Logic may be encoded in a computer readable medium, which may refer to any medium that participates in providing instructions to the processor 1414 for execution. Such a medium may take many forms, including but not limited to, non-volatile media, volatile media, and transmission media. In various implementations, non-volatile media includes optical or magnetic disks, volatile media includes dynamic memory, such as the system memory component 1410, and transmission media includes coaxial cables, copper wire, and fiber optics, including wires that comprise the bus 1412. In one embodiment, the logic is encoded in non-transitory computer readable medium. In one example, transmission media may take the form of acoustic or light waves, such as those generated during radio wave, optical, and infrared data communications.
Some common forms of computer readable media include, for example, floppy disk, flexible disk, hard disk, magnetic tape, any other magnetic medium, CD-ROM, any other optical medium, punch cards, paper tape, any other physical medium with patterns of holes, RAM, PROM, EPROM, FLASH-EPROM, any other memory chip or cartridge, or any other medium from which a computer is adapted to read.
In various embodiments of the present disclosure, execution of instruction sequences to practice the present disclosure may be performed by the computer system 1400. In various other embodiments of the present disclosure, a plurality of computer systems 1400 coupled by the communication link 1424 to the network (e.g., such as a LAN, WLAN, PTSN, and/or various other wired or wireless networks, including telecommunications, mobile, and cellular phone networks) may perform instruction sequences to practice the present disclosure in coordination with one another.
Where applicable, various embodiments provided by the present disclosure may be implemented using hardware, software, or combinations of hardware and software. Also, where applicable, the various hardware components and/or software components set forth herein may be combined into composite components comprising software, hardware, and/or both without departing from the spirit of the present disclosure. Where applicable, the various hardware components and/or software components set forth herein may be separated into sub-components comprising software, hardware, or both without departing from the scope of the present disclosure. In addition, where applicable, it is contemplated that software components may be implemented as hardware components and vice-versa.
Software in accordance with the present disclosure, such as program code and/or data, may be stored on one or more computer readable mediums. It is also contemplated that software identified herein may be implemented using one or more general purpose or specific purpose computers and/or computer systems, networked and/or otherwise.

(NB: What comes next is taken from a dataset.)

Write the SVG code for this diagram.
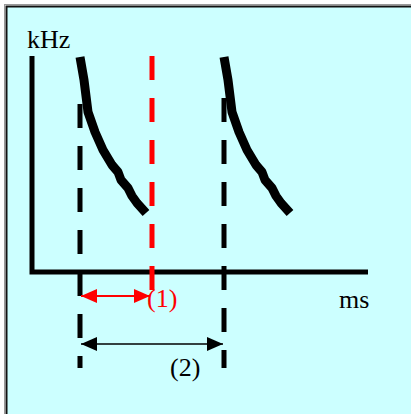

Where applicable, the ordering of various steps described herein may be changed, combined into composite steps, and/or separated into sub-steps to provide features described herein.
The various features and steps described herein may be implemented as systems comprising one or more memories storing various information described herein and one or more processors coupled to the one or more memories and a network, wherein the one or more processors are operable to perform steps as described herein, as non-transitory machine-readable medium comprising a plurality of machine-readable instructions which, when executed by one or more processors, are adapted to cause the one or more processors to perform a method comprising steps described herein, and methods performed by one or more devices, such as a hardware processor, user device, server, and other devices described herein.